It happens to a lot of businesses that start out self-funded: since nobody is requiring a business plan from them, they don’t think they need one. It’s not long before they realize what they’re missing.

That’s what happened to Monique Riviere, of Springdale, Maryland, when she bought her V2K Window Décor & More franchise two and a half years ago. V2K is an independently owned franchise providing custom window coverings and installation services to residential and commercial clients.

“There didn’t seem to be a need for a formal business plan — I didn’t have a lender that I needed to present my case to. Midway into my first year, I realized I was being pulled in many different directions. I needed to get my goals down on paper so that I didn’t respond to every whim, which could waste both time and money,” Monique remembers.

Like many small-business owners, Monique wasn’t sure she could write a business plan herself, but found the cost of having a professional do it prohibitive. “I felt very intimidated by the process and didn’t know where to start. I got estimates from a few companies starting in the low $1,000s, which was out of my range.”

Before she knew it, she was in her second year of business and still didn’t have a plan. Small business counselors with whom she consulted wanted to see one but, she says, “I had nothing to show.” It was time to get serious about writing a business plan, so she set out to find a computer program to help. Her requirements for the software: user-friendly, low-cost, and updatable.

She discovered that Business Plan Pro met those criteria. “I was immediately comfortable with the step-by-step interview process and impressed by both the interface and the content. My most intimidating areas – financials and market research – were even made simple.”

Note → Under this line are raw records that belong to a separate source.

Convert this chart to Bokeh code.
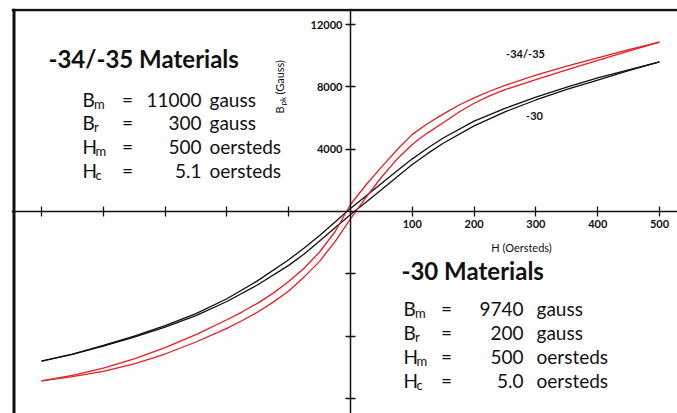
import math
from bokeh.plotting import figure
from bokeh.models import LinearAxis, FixedTicker, Span, Range1d, CustomJSTickFormatter
from bokeh.embed import file_html
from bokeh.resources import INLINE
from bokeh.core.properties import value

# ---------------- data ----------------
# -30 material, upper (descending) branch
H_30_upper = [-500, -450, -400, -350, -300, -250, -200, -150, -100, -75, -50, -25, 0, 25, 50, 75, 100, 125, 150, 200, 250, 300, 350, 400, 450, 500]
B_30_upper = [-9600, -9150, -8600, -8000, -7330, -6560, -5600, -4440, -3100, -2340, -1540, -680, 200, 1000, 1800, 2600, 3380, 4080, 4720, 5800, 6620, 7340, 7980, 8580, 9100, 9600]
# -30 material, lower (ascending) branch
H_30_lower = [-500, -450, -400, -350, -300, -250, -200, -150, -100, -75, -50, -25, 0, 25, 50, 75, 100, 125, 150, 200, 250, 300, 350, 400, 450, 500]
B_30_lower = [-9600, -9180, -8640, -8070, -7420, -6680, -5780, -4700, -3460, -2730, -1900, -1040, -200, 600, 1400, 2220, 3020, 3730, 4380, 5500, 6400, 7160, 7840, 8440, 9040, 9600]

# -34/-35 material, upper (descending) branch
H_34_upper = [-500, -450, -400, -350, -300, -250, -200, -175, -150, -125, -100, -75, -50, -25, 0, 25, 50, 75, 100, 125, 150, 175, 200, 225, 250, 300, 350, 400, 450, 500]
B_34_upper = [-10870, -10520, -10060, -9460, -8740, -7900, -6950, -6440, -5880, -5240, -4500, -3640, -2600, -1300, 450, 1700, 2850, 3950, 4950, 5650, 6250, 6820, 7300, 7720, 8100, 8750, 9330, 9870, 10390, 10870]
# -34/-35 material, lower (ascending) branch
H_34_lower = [-500, -450, -400, -350, -300, -250, -200, -175, -150, -125, -100, -75, -50, -25, 0, 25, 50, 75, 100, 110, 125, 150, 175, 200, 225, 250, 300, 350, 400, 450, 500]
B_34_lower = [-10870, -10600, -10260, -9780, -9150, -8380, -7500, -7000, -6450, -5820, -5100, -4200, -3200, -1930, -470, 900, 2200, 3350, 4300, 4620, 5050, 5700, 6370, 6950, 7420, 7820, 8470, 9100, 9700, 10300, 10870]

x_ticks = [-500, -400, -300, -200, -100, 100, 200, 300, 400, 500]
y_ticks = [-12000, -8000, -4000, 4000, 8000, 12000]

block_34_title = "-34/-35 Materials"
block_34_rows = [("B", "m", "11000", "gauss"), ("B", "r", "300", "gauss"),
                 ("H", "m", "500", "oersteds"), ("H", "c", "5.1", "oersteds")]
block_30_title = "-30 Materials"
block_30_rows = [("B", "m", "9740", "gauss"), ("B", "r", "200", "gauss"),
                 ("H", "m", "500", "oersteds"), ("H", "c", "5.0", "oersteds")]

# ---------------- layout helpers (pixel -> data) ----------------
X0, SX = 350.0, 0.618          # px of H=0, px per oersted
Y0, SY = 211.0, 62.3 / 4000.0  # px of B=0, px per gauss

def dx(px):
    return (px - X0) / SX

def dy(py):
    return (Y0 - py) / SY

RED = "#ec1c24"
BLK = "#111111"
FONT = "Lato"

FL, FT = 11, 8  # frame left / top in px
p = figure(width=677, height=413, output_backend="svg", toolbar_location=None,
           x_axis_type=None, y_axis_type=None,
           x_range=Range1d(dx(FL), dx(677)), y_range=Range1d(dy(413), dy(FT)),
           min_border_left=FL, min_border_top=FT, min_border_right=0, min_border_bottom=0)
p.outline_line_color = None
p.background_fill_color = "white"

fmt = CustomJSTickFormatter(code="return tick > 0 ? String(tick) : '';")

xa = LinearAxis(fixed_location=0, ticker=FixedTicker(ticks=x_ticks), formatter=fmt)
ya = LinearAxis(fixed_location=0, ticker=FixedTicker(ticks=y_ticks), formatter=fmt)
for ax in (xa, ya):
    ax.axis_line_color = BLK
    ax.axis_line_width = 1.5
    ax.major_tick_line_color = BLK
    ax.major_tick_line_width = 1.3
    ax.major_tick_in = 5
    ax.major_tick_out = 5
    ax.minor_tick_line_color = None
    ax.major_label_text_font = FONT
    ax.major_label_text_font_style = "bold"
    ax.major_label_text_font_size = "11px"
    ax.major_label_text_color = BLK
    ax.major_label_standoff = 3
p.add_layout(xa, "below")
p.add_layout(ya, "left")

# frame borders (left and top only)
p.add_layout(Span(location=dx(13.5), dimension="height", line_color=BLK, line_width=3))
p.add_layout(Span(location=dy(9.5), dimension="width", line_color=BLK, line_width=2.5))

# curves
p.line(H_30_upper, B_30_upper, line_color=BLK, line_width=1.3)
p.line(H_30_lower, B_30_lower, line_color=BLK, line_width=1.3)
p.line(H_34_upper, B_34_upper, line_color=RED, line_width=1.3)
p.line(H_34_lower, B_34_lower, line_color=RED, line_width=1.3)

def txt(px, py, s, size, bold=False, align="left", baseline="middle", angle=0.0):
    p.text(x=[dx(px)], y=[dy(py)], text=[s], angle=angle,
           text_font=value(FONT), text_font_size=value(f"{size}px"),
           text_font_style="bold" if bold else "normal",
           text_color=BLK, text_align=align, text_baseline=baseline)

# curve labels
txt(525, 53, "-34/-35", 11, bold=True, align="center")
txt(534, 115, "-30", 11, bold=True, align="center")

# axis titles
txt(521, 247, "H (Oersteds)", 11, align="center")
txt(279, 113, "B", 11, angle=math.pi / 2)
txt(282, 105, "pk", 8, angle=math.pi / 2)
txt(279, 94, "(Gauss)", 11, angle=math.pi / 2)

def block(x_title, x_left, x_eq, x_num, x_unit, y_title, y_rows, title, rows):
    txt(x_title, y_title, title, 24, bold=True)
    for (sym, sub, num, unit), yy in zip(rows, y_rows):
        txt(x_left, yy, sym, 19)
        sw = 13 if sym == "H" else 11.5
        txt(x_left + sw, yy + 4, sub, 13)
        txt(x_eq, yy, "=", 19, align="center")
        txt(x_num, yy, num, 19, align="right")
        txt(x_unit, yy, unit, 19)

block(48, 82, 127, 201, 209, 58, [99, 122, 146, 170], block_34_title, block_34_rows)
block(401, 403, 446, 523, 536, 270, [308, 332, 356, 380], block_30_title, block_30_rows)

open("out.html", "w").write(file_html(p, INLINE))
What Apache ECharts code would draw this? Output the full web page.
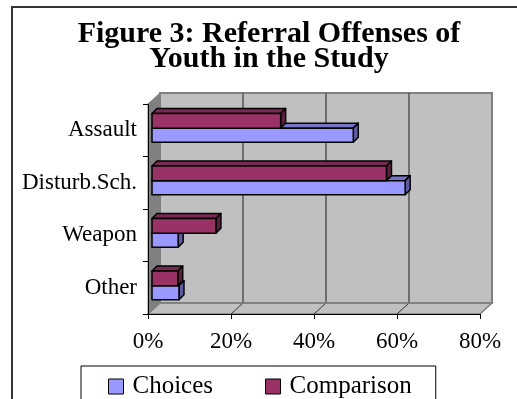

Being at ease with her business plan allowed Monique to enjoy the aspect of owning a business that excites her most: the freedom. “Charting my own path and determining how successful I want to be. The rewarding feeling at the end of a long, hard project makes it all worth it.”

Besides recommending having a business plan, Monique has some advice to entrepreneurs starting down the same road she did: “If you can partner with someone you know, like, and trust, do it! If not, make sure you have the consistent support of family, friends, and colleagues. You’ll need it to get through the bad days.”

The take away from Monique’s experience? Don’t kid yourself — you do need a business plan.